Chances are that you have encountered driving through a city that has placed red light cameras at intersections.  The stated purpose is to increase safety at intersections by imposing a penalty for those drivers who run red lights.   The penalty fine varies from place to place but is typically $50 or $100 for a violation.  If not paid timely, then the fine amount doubles in most locations.

The Good.  When driving through an intersection, it is nice to know that other drivers may be less likely to run a red light if they fear being fined for that bad driving habit.  We know that 40% of the roughly 6 million car crashes that occur in the United States every year are intersection-related crashes.  Various surveys and data collected by the National Highway Traffic Safety Administration warn us that intersections can be dangerous places.  If red light cameras cause drivers to be more careful not to enter an intersection on a red light, then that should be a good thing for all of us.
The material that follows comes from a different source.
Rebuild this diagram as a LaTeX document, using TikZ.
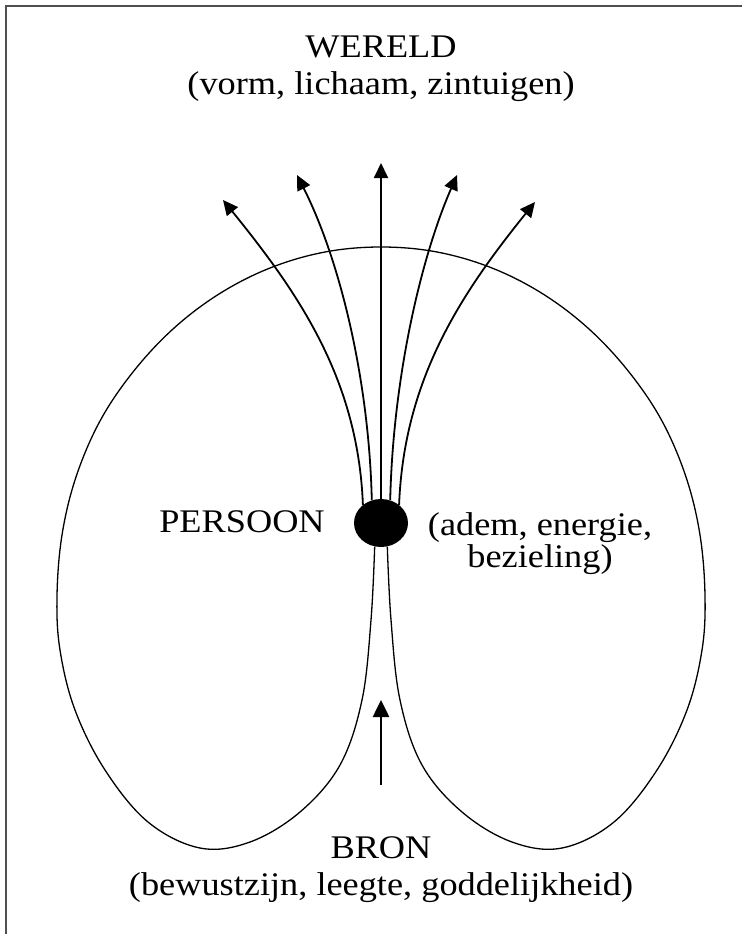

The Bad.  While red light cameras may make drivers more reluctant to enter an intersection on a red light, they can create situations where drivers slam on their brakes to avoid getting a ticket resulting in rear end collisions near these red light camera equipped intersections.  A review of studies on the topic by the Federal Highway Administration supports the conclusion that red light cameras reduce the number of right angle (T-bone) crashes, but also increase the number of rear-end collisions.  As a result of the conflicting safety data, many cities have removed previously placed red light cameras and at least 9 states have banned them altogether from being used.